- Required task
Find every line in the records below that holds the word "draw" and copy it.

- Exercise material
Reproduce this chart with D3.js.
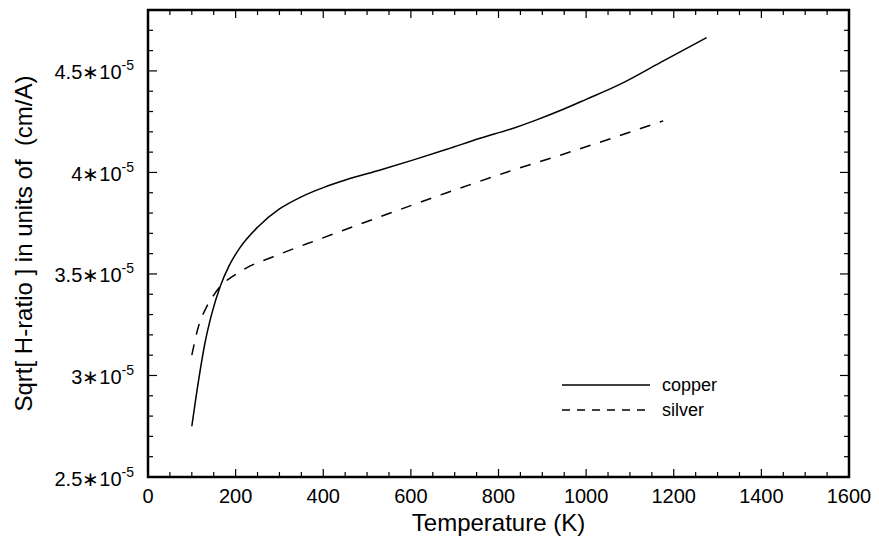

---

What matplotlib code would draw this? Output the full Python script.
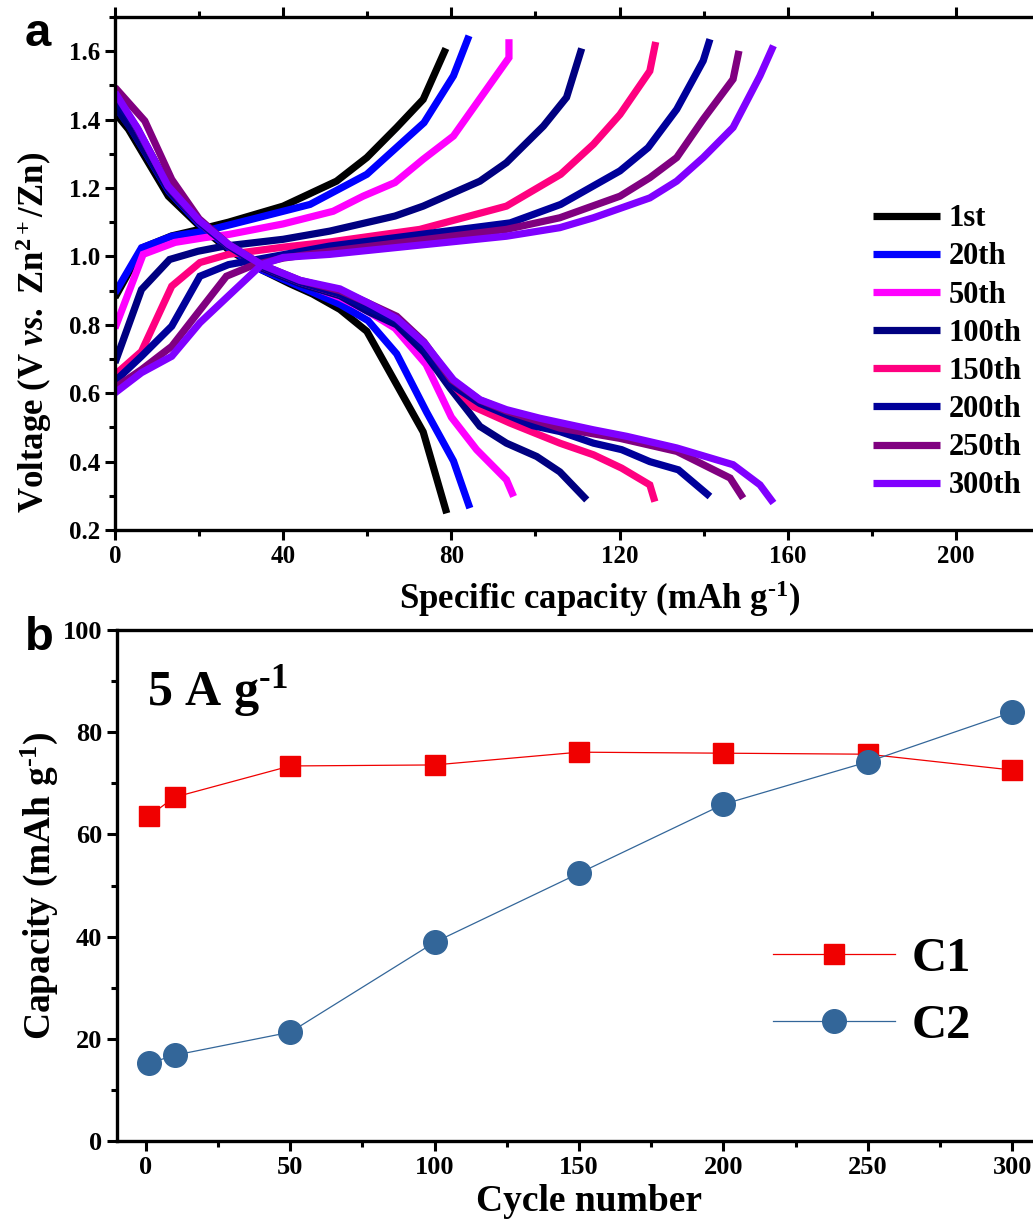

...

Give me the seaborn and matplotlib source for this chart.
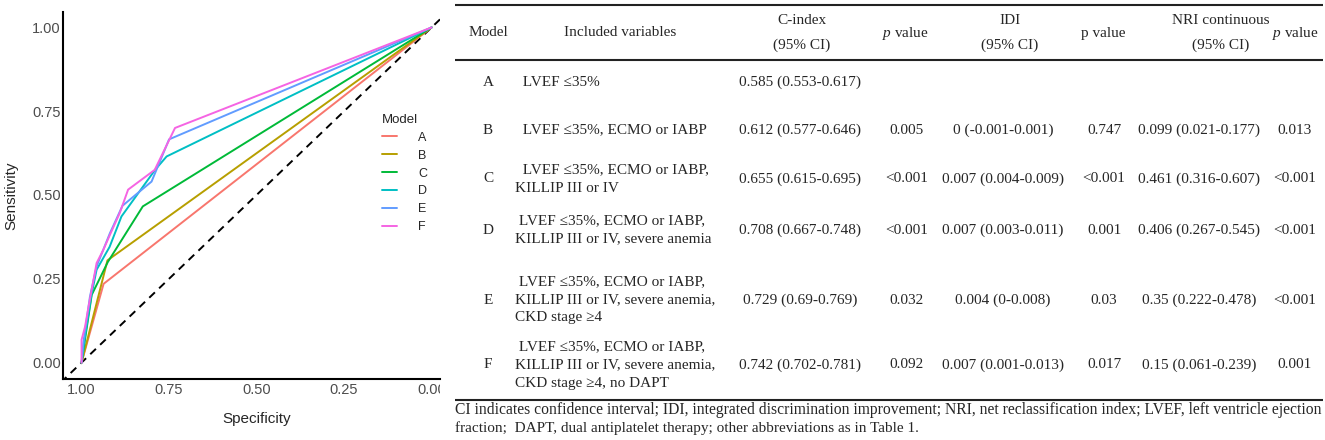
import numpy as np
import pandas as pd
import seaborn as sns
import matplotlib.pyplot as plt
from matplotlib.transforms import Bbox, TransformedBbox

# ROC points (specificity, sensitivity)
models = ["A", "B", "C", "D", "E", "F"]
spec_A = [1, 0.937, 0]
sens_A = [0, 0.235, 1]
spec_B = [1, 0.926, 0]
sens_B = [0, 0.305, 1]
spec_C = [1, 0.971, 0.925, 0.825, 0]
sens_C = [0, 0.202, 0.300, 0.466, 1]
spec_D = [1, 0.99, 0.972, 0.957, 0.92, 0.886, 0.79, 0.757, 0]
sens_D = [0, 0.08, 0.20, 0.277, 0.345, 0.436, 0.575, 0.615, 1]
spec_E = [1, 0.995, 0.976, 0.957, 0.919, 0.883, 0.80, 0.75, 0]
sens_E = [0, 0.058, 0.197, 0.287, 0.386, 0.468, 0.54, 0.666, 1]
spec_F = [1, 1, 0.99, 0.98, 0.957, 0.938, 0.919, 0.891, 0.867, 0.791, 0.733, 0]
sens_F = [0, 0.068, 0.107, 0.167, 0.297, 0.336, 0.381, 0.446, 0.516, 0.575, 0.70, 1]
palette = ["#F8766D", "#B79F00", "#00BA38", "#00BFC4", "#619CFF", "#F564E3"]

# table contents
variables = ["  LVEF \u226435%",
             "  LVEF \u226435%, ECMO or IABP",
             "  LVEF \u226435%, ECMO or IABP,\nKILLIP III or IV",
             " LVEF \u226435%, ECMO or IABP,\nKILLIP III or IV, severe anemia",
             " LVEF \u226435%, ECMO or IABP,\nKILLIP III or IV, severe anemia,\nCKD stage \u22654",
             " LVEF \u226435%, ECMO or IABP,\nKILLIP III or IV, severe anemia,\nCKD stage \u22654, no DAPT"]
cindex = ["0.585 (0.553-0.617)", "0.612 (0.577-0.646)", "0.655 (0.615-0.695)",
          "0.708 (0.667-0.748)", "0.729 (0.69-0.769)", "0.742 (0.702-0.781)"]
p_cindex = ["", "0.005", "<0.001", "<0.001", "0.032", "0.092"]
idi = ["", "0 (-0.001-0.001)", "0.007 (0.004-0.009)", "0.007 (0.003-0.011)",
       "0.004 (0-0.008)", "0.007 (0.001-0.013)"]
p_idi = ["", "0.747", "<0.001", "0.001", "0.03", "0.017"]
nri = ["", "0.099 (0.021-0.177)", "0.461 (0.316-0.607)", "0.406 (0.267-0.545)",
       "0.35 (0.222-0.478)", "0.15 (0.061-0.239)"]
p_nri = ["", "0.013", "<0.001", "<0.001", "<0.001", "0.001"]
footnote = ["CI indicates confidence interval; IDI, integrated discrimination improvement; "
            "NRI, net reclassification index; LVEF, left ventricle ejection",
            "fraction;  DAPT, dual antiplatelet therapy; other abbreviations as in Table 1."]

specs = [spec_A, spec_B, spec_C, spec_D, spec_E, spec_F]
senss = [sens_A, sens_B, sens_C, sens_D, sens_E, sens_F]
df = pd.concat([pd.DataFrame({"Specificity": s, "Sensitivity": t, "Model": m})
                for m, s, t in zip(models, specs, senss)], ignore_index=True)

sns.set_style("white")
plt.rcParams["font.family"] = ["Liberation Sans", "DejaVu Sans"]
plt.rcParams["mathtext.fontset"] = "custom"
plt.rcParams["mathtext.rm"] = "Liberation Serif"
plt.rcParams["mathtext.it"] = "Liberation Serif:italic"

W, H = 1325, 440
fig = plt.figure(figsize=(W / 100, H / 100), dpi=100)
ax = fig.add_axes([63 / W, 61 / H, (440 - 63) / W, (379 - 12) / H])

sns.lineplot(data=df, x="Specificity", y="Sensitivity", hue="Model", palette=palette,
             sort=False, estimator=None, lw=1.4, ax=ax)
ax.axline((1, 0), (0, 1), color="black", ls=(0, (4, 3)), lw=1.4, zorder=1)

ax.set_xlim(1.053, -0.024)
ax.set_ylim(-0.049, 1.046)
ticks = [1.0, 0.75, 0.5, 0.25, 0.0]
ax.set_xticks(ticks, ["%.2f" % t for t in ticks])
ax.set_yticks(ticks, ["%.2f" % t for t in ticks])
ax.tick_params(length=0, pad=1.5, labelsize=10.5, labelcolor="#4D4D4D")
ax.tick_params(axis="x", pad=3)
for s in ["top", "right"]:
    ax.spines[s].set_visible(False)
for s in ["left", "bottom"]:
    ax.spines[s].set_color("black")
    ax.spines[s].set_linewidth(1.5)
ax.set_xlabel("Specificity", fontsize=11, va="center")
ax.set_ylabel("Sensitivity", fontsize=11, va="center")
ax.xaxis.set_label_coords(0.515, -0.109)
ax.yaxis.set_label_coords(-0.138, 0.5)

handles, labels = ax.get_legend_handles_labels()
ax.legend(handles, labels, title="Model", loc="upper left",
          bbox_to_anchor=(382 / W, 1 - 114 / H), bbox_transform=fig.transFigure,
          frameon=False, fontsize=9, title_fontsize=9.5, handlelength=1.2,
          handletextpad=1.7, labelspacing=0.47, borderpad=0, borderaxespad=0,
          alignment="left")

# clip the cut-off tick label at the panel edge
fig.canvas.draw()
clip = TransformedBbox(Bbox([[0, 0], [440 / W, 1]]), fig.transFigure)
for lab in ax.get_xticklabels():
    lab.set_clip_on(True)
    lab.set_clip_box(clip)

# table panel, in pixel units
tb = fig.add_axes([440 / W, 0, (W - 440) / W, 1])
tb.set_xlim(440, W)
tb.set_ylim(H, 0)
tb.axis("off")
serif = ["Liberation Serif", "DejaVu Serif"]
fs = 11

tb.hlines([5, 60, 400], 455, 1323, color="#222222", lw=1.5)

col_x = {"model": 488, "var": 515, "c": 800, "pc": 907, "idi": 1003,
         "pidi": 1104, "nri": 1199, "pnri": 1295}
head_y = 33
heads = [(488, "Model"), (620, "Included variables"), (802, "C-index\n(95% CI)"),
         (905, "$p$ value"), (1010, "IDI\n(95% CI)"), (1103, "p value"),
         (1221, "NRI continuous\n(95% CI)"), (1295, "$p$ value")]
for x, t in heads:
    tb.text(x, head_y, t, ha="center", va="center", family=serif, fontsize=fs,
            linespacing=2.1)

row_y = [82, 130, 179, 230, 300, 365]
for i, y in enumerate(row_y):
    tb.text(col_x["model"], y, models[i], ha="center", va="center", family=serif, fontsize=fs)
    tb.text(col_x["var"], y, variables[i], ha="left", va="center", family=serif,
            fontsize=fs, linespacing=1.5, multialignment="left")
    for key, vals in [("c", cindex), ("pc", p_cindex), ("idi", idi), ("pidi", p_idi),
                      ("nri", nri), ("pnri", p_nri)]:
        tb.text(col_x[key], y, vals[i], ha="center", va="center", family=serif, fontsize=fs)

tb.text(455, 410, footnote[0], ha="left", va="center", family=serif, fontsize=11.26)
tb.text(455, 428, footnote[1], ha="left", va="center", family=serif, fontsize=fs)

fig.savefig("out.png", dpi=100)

- Solution to this task
What matplotlib code would draw this? Output the full Python script.
fig.canvas.draw()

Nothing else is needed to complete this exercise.